(WRITTEN PROBLEM): Give again exactly the lines that run from the start of the records to the line holding "Chart.register(...registerables);", both ends counted. Do not include the pictures.

(TASK DATA):
--*--

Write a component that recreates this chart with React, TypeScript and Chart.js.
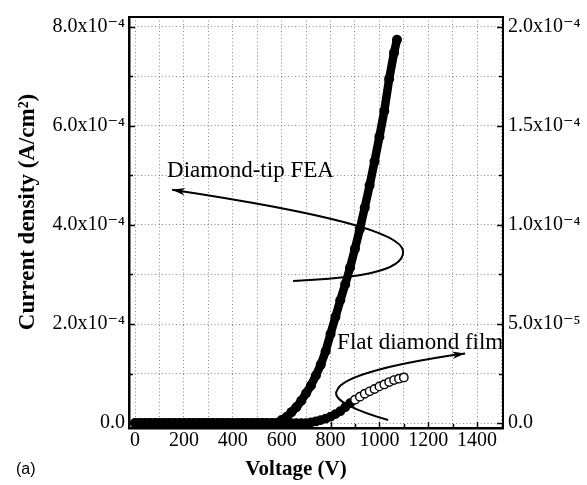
import { useEffect, useRef } from 'react';
import { Chart, registerables } from 'chart.js';

Chart.register(...registerables);

// ---- data ----
const feaVoltage = [
  0, 20, 40, 60, 80, 100, 120, 140, 160, 180, 200, 220, 240, 260, 280, 300, 320, 340, 360, 380,
  400, 420, 440, 460, 480, 500, 520, 540, 560, 580, 600, 620, 640, 660, 680, 700, 720, 740, 760,
  780, 800, 820, 840, 860, 880, 900, 920, 940, 960, 980, 1000, 1020, 1040, 1060, 1072,
];
const feaCurrent = [
  0, 0, 0, 0, 0, 0, 0, 0, 0, 0, 0, 0, 0, 0, 0, 0, 0, 0, 0, 0,
  0, 0, 0, 0, 0, 0, 0, 0, 0, 0, 0.06e-4, 0.12e-4, 0.22e-4, 0.32e-4, 0.45e-4, 0.6e-4, 0.76e-4,
  0.96e-4, 1.18e-4, 1.45e-4, 1.8e-4, 2.14e-4, 2.48e-4, 2.8e-4, 3.14e-4, 3.52e-4, 3.92e-4,
  4.35e-4, 4.8e-4, 5.28e-4, 5.78e-4, 6.3e-4, 6.95e-4, 7.48e-4, 7.74e-4,
];
const filmVoltage = [
  0, 20, 40, 60, 80, 100, 120, 140, 160, 180, 200, 220, 240, 260, 280, 300, 320, 340, 360, 380,
  400, 420, 440, 460, 480, 500, 520, 540, 560, 580, 600, 620, 640, 660, 680, 700, 720, 740, 760,
  780, 800, 820, 840, 860, 880, 900, 920, 940, 960, 980, 1000, 1020, 1040, 1060, 1080, 1100,
];
const filmCurrent = [
  0, 0, 0, 0, 0, 0, 0, 0, 0, 0, 0, 0, 0, 0, 0, 0, 0, 0, 0, 0,
  0, 0, 0, 0, 0, 0, 0, 0, 0, 0, 0, 0, 0, 0, 0, 0, 0.03e-5, 0.08e-5, 0.15e-5,
  0.22e-5, 0.32e-5, 0.45e-5, 0.6e-5, 0.8e-5, 1.0e-5, 1.18e-5, 1.33e-5, 1.48e-5, 1.6e-5,
  1.72e-5, 1.85e-5, 1.95e-5, 2.07e-5, 2.17e-5, 2.24e-5, 2.3e-5,
];

const xTickValues = [0, 200, 400, 600, 800, 1000, 1200, 1400];
const xTickLabels = ['0', '200', '400', '600', '800', '1000', '1200', '1400'];
const leftTickValues = [0, 2e-4, 4e-4, 6e-4, 8e-4];
const leftTickLabels = ['0.0', '2.0x10⁻⁴', '4.0x10⁻⁴', '6.0x10⁻⁴', '8.0x10⁻⁴'];
const rightTickValues = [0, 5e-5, 1e-4, 1.5e-4, 2e-4];
const rightTickLabels = ['0.0', '5.0x10⁻⁵', '1.0x10⁻⁴', '1.5x10⁻⁴', '2.0x10⁻⁴'];

const seriesNames = ['Diamond-tip FEA', 'Flat diamond film'];
const xTitle = 'Voltage (V)';
const yTitle = 'Current density (A/cm²)';
const panelLabel = '(a)';

// annotation arrows (in data units of x / left y)
const feaArrow = [
  [646.8, 2.867e-4], [880.1, 2.927e-4], [1101.2, 3.028e-4], [1097.1, 3.469e-4],
  [1093.0, 3.83e-4], [798.2, 4.231e-4], [151.5, 4.712e-4],
];
const filmArrow = [
  [1035.7, 0.06e-4], [921.0, 0.221e-4], [798.2, 0.461e-4], [826.9, 0.662e-4],
  [847.4, 0.962e-4], [1084.8, 1.223e-4], [1350.9, 1.404e-4],
];
const feaLabelAt = [131, 4.972e-4];
const filmLabelAt = [826.9, 1.504e-4];

const SERIF = '"Liberation Serif", "DejaVu Serif", serif';

function labelFor(v: number, values: number[], labels: string[], tol: number) {
  for (let i = 0; i < values.length; i++) {
    if (Math.abs(v - values[i]) < tol) return labels[i];
  }
  return '';
}

const overlayPlugin = {
  id: 'overlay',
  afterDatasetsDraw(chart: any) {
    const { ctx, scales } = chart;
    const xs = scales.x;
    const ys = scales.y;
    const px = (p: number[]) => [xs.getPixelForValue(p[0]), ys.getPixelForValue(p[1])];

    ctx.save();
    ctx.strokeStyle = '#000';
    ctx.fillStyle = '#000';

    const drawArrow = (pts: number[][]) => {
      const P = pts.map(px);
      ctx.lineWidth = 2;
      ctx.beginPath();
      ctx.moveTo(P[0][0], P[0][1]);
      ctx.bezierCurveTo(P[1][0], P[1][1], P[2][0], P[2][1], P[3][0], P[3][1]);
      ctx.bezierCurveTo(P[4][0], P[4][1], P[5][0], P[5][1], P[6][0], P[6][1]);
      ctx.stroke();
      const tip = P[6];
      const from = P[5];
      const ang = Math.atan2(tip[1] - from[1], tip[0] - from[0]);
      const len = 13;
      const half = 3.8;
      ctx.beginPath();
      ctx.moveTo(tip[0], tip[1]);
      ctx.lineTo(
        tip[0] - len * Math.cos(ang) + half * Math.sin(ang),
        tip[1] - len * Math.sin(ang) - half * Math.cos(ang)
      );
      ctx.lineTo(tip[0] - len * 0.7 * Math.cos(ang), tip[1] - len * 0.7 * Math.sin(ang));
      ctx.lineTo(
        tip[0] - len * Math.cos(ang) - half * Math.sin(ang),
        tip[1] - len * Math.sin(ang) + half * Math.cos(ang)
      );
      ctx.closePath();
      ctx.fill();
    };
    drawArrow(feaArrow);
    drawArrow(filmArrow);

    ctx.font = `23px ${SERIF}`;
    ctx.textAlign = 'left';
    ctx.textBaseline = 'alphabetic';
    const a = px(feaLabelAt);
    ctx.fillText(seriesNames[0], a[0], a[1]);
    const b = px(filmLabelAt);
    ctx.fillText(seriesNames[1], b[0], b[1]);

    ctx.restore();
  },
  afterDraw(chart: any) {
    const { ctx, chartArea, scales } = chart;
    ctx.save();
    ctx.strokeStyle = '#000';
    // top frame line
    ctx.lineWidth = 2;
    ctx.beginPath();
    ctx.moveTo(chartArea.left, chartArea.top);
    ctx.lineTo(chartArea.right, chartArea.top);
    ctx.stroke();

    // inward tick marks
    ctx.lineWidth = 1.5;
    const major = 6;
    const minor = 4;
    for (const t of scales.x.ticks) {
      const p = Math.round(scales.x.getPixelForValue(t.value)) + 0.5;
      const l = t.label ? major : minor;
      ctx.beginPath();
      ctx.moveTo(p, chartArea.bottom);
      ctx.lineTo(p, chartArea.bottom - l);
      ctx.stroke();
    }
    for (const t of scales.y.ticks) {
      const p = Math.round(scales.y.getPixelForValue(t.value)) + 0.5;
      const l = t.label ? major : minor;
      ctx.beginPath();
      ctx.moveTo(chartArea.left, p);
      ctx.lineTo(chartArea.left + l, p);
      ctx.stroke();
    }
    for (const t of scales.y2.ticks) {
      const p = Math.round(scales.y2.getPixelForValue(t.value)) + 0.5;
      const l = t.label ? major : minor;
      ctx.beginPath();
      ctx.moveTo(chartArea.right, p);
      ctx.lineTo(chartArea.right - l, p);
      ctx.stroke();
    }

    // axis titles and panel label
    ctx.fillStyle = '#000';
    ctx.font = `bold 21px ${SERIF}`;
    ctx.textAlign = 'center';
    ctx.textBaseline = 'middle';
    ctx.fillText(xTitle, 296, 470);

    ctx.save();
    ctx.translate(28, 212);
    ctx.rotate(-Math.PI / 2);
    ctx.font = `bold 23px ${SERIF}`;
    ctx.fillText(yTitle, 0, 0);
    ctx.restore();

    ctx.font = '16px "Liberation Sans", Arial, sans-serif';
    ctx.textAlign = 'left';
    ctx.fillText(panelLabel, 16, 470);
    ctx.restore();
  },
};

export default function App() {
  const ref = useRef<HTMLCanvasElement>(null);

  useEffect(() => {
    const canvas = ref.current;
    if (!canvas) return;
    Chart.defaults.font.family = SERIF;
    Chart.defaults.color = '#000';

    const gridColor = 'rgba(0,0,0,0.45)';
    const chart = new Chart(canvas, {
      type: 'scatter',
      data: {
        datasets: [
          {
            label: seriesNames[0],
            data: feaVoltage.map((v, i) => ({ x: v, y: feaCurrent[i] })),
            yAxisID: 'y',
            showLine: true,
            borderColor: '#000',
            borderWidth: 8.5,
            pointRadius: 5,
            pointBackgroundColor: '#000',
            pointBorderWidth: 0,
            tension: 0,
          },
          {
            label: seriesNames[1],
            data: filmVoltage.map((v, i) => ({ x: v, y: filmCurrent[i] })),
            yAxisID: 'y2',
            showLine: true,
            borderColor: '#000',
            borderWidth: 6.5,
            segment: {
              borderColor: (c: any) => (c.p0.parsed.x >= 900 ? 'rgba(0,0,0,0)' : '#000'),
            },
            pointRadius: 4.2,
            pointBorderWidth: 1.4,
            pointBorderColor: '#000',
            pointBackgroundColor: (c: any) => (c.raw && c.raw.x >= 900 ? '#fff' : '#000'),
            tension: 0,
          },
        ],
      },
      options: {
        animation: false,
        responsive: false,
        events: [],
        layout: { padding: { top: 14, left: 0, right: 0, bottom: 0 } },
        plugins: { legend: { display: false }, tooltip: { enabled: false } },
        scales: {
          x: {
            type: 'linear',
            min: -25,
            max: 1506,
            afterFit: (s: any) => { s.height = 57; },
            grid: { color: gridColor, lineWidth: 1, drawTicks: false, tickLength: 0 },
            border: { display: true, color: '#000', width: 2.5, dash: [1, 2.5] },
            ticks: {
              stepSize: 100,
              includeBounds: false,
              autoSkip: false,
              maxRotation: 0,
              padding: 1,
              font: { size: 20, family: SERIF },
              color: '#000',
              callback: (v: any) => labelFor(Number(v), xTickValues, xTickLabels, 1),
            },
          },
          y: {
            type: 'linear',
            position: 'left',
            min: -1e-5,
            max: 8.2e-4,
            afterFit: (s: any) => { s.width = 129; },
            grid: { color: gridColor, lineWidth: 1, drawTicks: false, tickLength: 0 },
            border: { display: true, color: '#000', width: 2.5, dash: [1, 2.5] },
            ticks: {
              stepSize: 1e-4,
              includeBounds: false,
              autoSkip: false,
              padding: 4,
              font: { size: 20, family: SERIF },
              color: '#000',
              callback: (v: any) => labelFor(Number(v), leftTickValues, leftTickLabels, 1e-6),
            },
          },
          y2: {
            type: 'linear',
            position: 'right',
            min: -2.5e-6,
            max: 2.05e-4,
            afterFit: (s: any) => { s.width = 84; },
            grid: { display: true, color: 'rgba(0,0,0,0)', drawTicks: false, tickLength: 0, drawOnChartArea: false },
            border: { display: true, color: '#000', width: 2 },
            ticks: {
              stepSize: 2.5e-5,
              includeBounds: false,
              autoSkip: false,
              padding: 5,
              font: { size: 20, family: SERIF },
              color: '#000',
              callback: (v: any) => labelFor(Number(v), rightTickValues, rightTickLabels, 1e-7),
            },
          },
        },
      },
      plugins: [overlayPlugin],
    } as any);

    return () => chart.destroy();
  }, []);

  return (
    <div style={{ position: 'fixed', left: 0, top: 0, width: 587, height: 485, background: '#fff' }}>
      <canvas ref={ref} width={587} height={485} style={{ display: 'block', width: 587, height: 485 }} />
    </div>
  );
}
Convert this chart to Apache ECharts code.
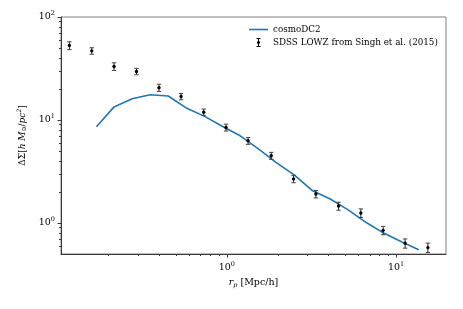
<!DOCTYPE html>
<html>
<head>
<meta charset="utf-8">
<script src="https://cdn.jsdelivr.net/npm/echarts@6/dist/echarts.min.js"></script>
<style>html,body{margin:0;padding:0;background:#fff}#c{width:463px;height:309px}</style>
</head>
<body>
<div id="c"></div>
<script>
// cosmoDC2 model curve
var modelR = [0.170, 0.216, 0.276, 0.353, 0.451, 0.576, 0.736, 0.94, 1.20, 1.53, 1.96, 2.50, 3.19, 4.08, 5.21, 6.66, 8.50, 10.9, 13.6];
var modelDS = [8.6, 13.4, 16.1, 17.6, 17.1, 13.1, 10.9, 8.7, 7.02, 5.28, 3.86, 2.93, 2.07, 1.71, 1.34, 1.01, 0.794, 0.65, 0.55];
// SDSS LOWZ measurements
var obsR = [0.1177, 0.1595, 0.216, 0.293, 0.398, 0.537, 0.731, 0.99, 1.336, 1.83, 2.48, 3.36, 4.57, 6.19, 8.38, 11.3, 15.4];
var obsDS = [52.8, 46.9, 33.1, 29.6, 20.6, 16.9, 11.9, 8.46, 6.28, 4.50, 2.68, 1.91, 1.46, 1.25, 0.848, 0.635, 0.577];
var obsErr = [4.6, 3.4, 2.8, 2.1, 1.65, 1.2, 0.87, 0.65, 0.48, 0.35, 0.22, 0.16, 0.13, 0.12, 0.08, 0.065, 0.06];
// ticks
var xMajor = [1, 10];
var xMinor = [0.2, 0.3, 0.4, 0.5, 0.6, 0.7, 0.8, 0.9, 2, 3, 4, 5, 6, 7, 8, 9];
var yMajor = [1, 10, 100];
var yMinor = [0.6, 0.7, 0.8, 0.9, 2, 3, 4, 5, 6, 7, 8, 9, 20, 30, 40, 50, 60, 70, 80, 90];
var labelLine = 'cosmoDC2';
var labelObs = 'SDSS LOWZ from Singh et al. (2015)';

var FF = 'DejaVu Serif';
var AX = '#3a3a3a';
var X_MIN = 0.105, X_MAX = 19.7, Y_MIN = 0.5, Y_MAX = 100;

var modelData = modelR.map(function (r, i) { return [r, modelDS[i]]; });
var obsData = obsR.map(function (r, i) { return [r, obsDS[i], obsDS[i] - obsErr[i], obsDS[i] + obsErr[i]]; });

function powFmt(v) {
  var e = Math.round(Math.log10(v));
  return '{b|10}{s|' + e + '}';
}
var powRich = {
  b: { fontFamily: FF, fontSize: 9.5, color: '#000' },
  s: { fontFamily: FF, fontSize: 6.5, color: '#000', verticalAlign: 'bottom', padding: [0, 0, 7, 0] }
};

var chart = echarts.init(document.getElementById('c'), null, { renderer: 'canvas' });
var grid = { left: 61, right: 17, top: 17, bottom: 55, show: true, borderColor: '#808080', borderWidth: 1, backgroundColor: 'transparent' };

chart.setOption({
  animation: false,
  grid: grid,
  legend: {
    orient: 'vertical', left: 244, top: 20, itemWidth: 19, itemHeight: 9, itemGap: 4,
    textStyle: { fontFamily: FF, fontSize: 8.75, color: '#000' },
    data: [
      { name: labelLine, icon: 'path://M0,0 M19,9 M0,3.7 L19,3.7 L19,5.3 L0,5.3 Z', itemStyle: { color: '#1f77b4' } },
      { name: labelObs, icon: 'path://M0,0 M19,9 M9,0 L10,0 L10,9 L9,9 Z M7.5,0 L11.5,0 L11.5,1 L7.5,1 Z M7.5,8 L11.5,8 L11.5,9 L7.5,9 Z M8,3.5 L11,3.5 L11,5.5 L8,5.5 Z', itemStyle: { color: '#000' } }
    ]
  },
  xAxis: [
    {
      type: 'log', logBase: 10, min: X_MIN, max: X_MAX, position: 'bottom',
      name: '{i|r}{sub|p} [Mpc/h]', nameLocation: 'middle', nameGap: 23,
      nameTextStyle: { fontFamily: FF, fontSize: 9.5, color: '#000',
        rich: { i: { fontFamily: FF, fontStyle: 'italic', fontSize: 9.5 }, sub: { fontFamily: FF, fontStyle: 'italic', fontSize: 6.5, verticalAlign: 'top', padding: [5, 0, 0, 0] } } },
      axisLine: { show: true, lineStyle: { color: AX, width: 1 } },
      axisTick: { show: true, length: 3.5, lineStyle: { color: AX }, customValues: xMajor },
      axisLabel: { show: true, margin: 7, customValues: xMajor, formatter: powFmt, rich: powRich },
      splitLine: { show: false }, minorTick: { show: false }
    },
    {
      type: 'log', logBase: 10, min: X_MIN, max: X_MAX, position: 'bottom', gridIndex: 0,
      axisLine: { show: false },
      axisTick: { show: true, length: 2, lineStyle: { color: AX }, customValues: xMinor },
      axisLabel: { show: false }, splitLine: { show: false }
    }
  ],
  yAxis: [
    {
      type: 'log', logBase: 10, min: Y_MIN, max: Y_MAX, position: 'left',
      name: '\u0394\u03a3[{i|h} {i|M}{sub|\u2299}/{i|pc}{sup|2}]', nameLocation: 'middle', nameGap: 32, nameRotate: 90,
      nameTextStyle: { fontFamily: FF, fontSize: 9, color: '#000',
        rich: {
          i: { fontFamily: FF, fontStyle: 'italic', fontSize: 9 },
          sub: { fontFamily: FF, fontSize: 6, verticalAlign: 'top', padding: [5, 0, 0, 0] },
          sup: { fontFamily: FF, fontStyle: 'italic', fontSize: 6, verticalAlign: 'bottom', padding: [0, 0, 6, 0] }
        } },
      axisLine: { show: true, lineStyle: { color: AX, width: 1 } },
      axisTick: { show: true, length: 3.5, lineStyle: { color: AX }, customValues: yMajor },
      axisLabel: { show: true, margin: 6, customValues: yMajor, formatter: powFmt, rich: powRich },
      splitLine: { show: false }
    },
    {
      type: 'log', logBase: 10, min: Y_MIN, max: Y_MAX, position: 'left', gridIndex: 0,
      axisLine: { show: false },
      axisTick: { show: true, length: 2, lineStyle: { color: AX }, customValues: yMinor },
      axisLabel: { show: false }, splitLine: { show: false }
    }
  ],
  series: [
    {
      name: labelLine, type: 'line', data: modelData, xAxisIndex: 0, yAxisIndex: 0,
      showSymbol: false, symbol: 'none', smooth: false,
      lineStyle: { color: '#1f77b4', width: 1.6 }, itemStyle: { color: '#1f77b4' }, z: 3
    },
    {
      name: labelObs, type: 'custom', data: obsData, xAxisIndex: 0, yAxisIndex: 0, z: 4,
      itemStyle: { color: '#000' },
      encode: { x: 0, y: 1 },
      renderItem: function (params, api) {
        var p = api.coord([api.value(0), api.value(1)]);
        var lo = api.coord([api.value(0), api.value(2)]);
        var hi = api.coord([api.value(0), api.value(3)]);
        var cw = 2.2;
        return {
          type: 'group',
          children: [
            { type: 'line', shape: { x1: p[0], y1: lo[1], x2: p[0], y2: hi[1] }, style: { stroke: '#222', lineWidth: 1 } },
            { type: 'line', shape: { x1: p[0] - cw, y1: lo[1], x2: p[0] + cw, y2: lo[1] }, style: { stroke: '#444', lineWidth: 1 } },
            { type: 'line', shape: { x1: p[0] - cw, y1: hi[1], x2: p[0] + cw, y2: hi[1] }, style: { stroke: '#444', lineWidth: 1 } },
            { type: 'circle', shape: { cx: p[0], cy: p[1], r: 1.7 }, style: { fill: '#000' } }
          ]
        };
      }
    }
  ]
});
</script>
</body>
</html>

--*--

(COMPLETED EXERCISE):
Write a component that recreates this chart with React, TypeScript and Chart.js.
import { useEffect, useRef } from 'react';
import { Chart, registerables } from 'chart.js';

Chart.register(...registerables);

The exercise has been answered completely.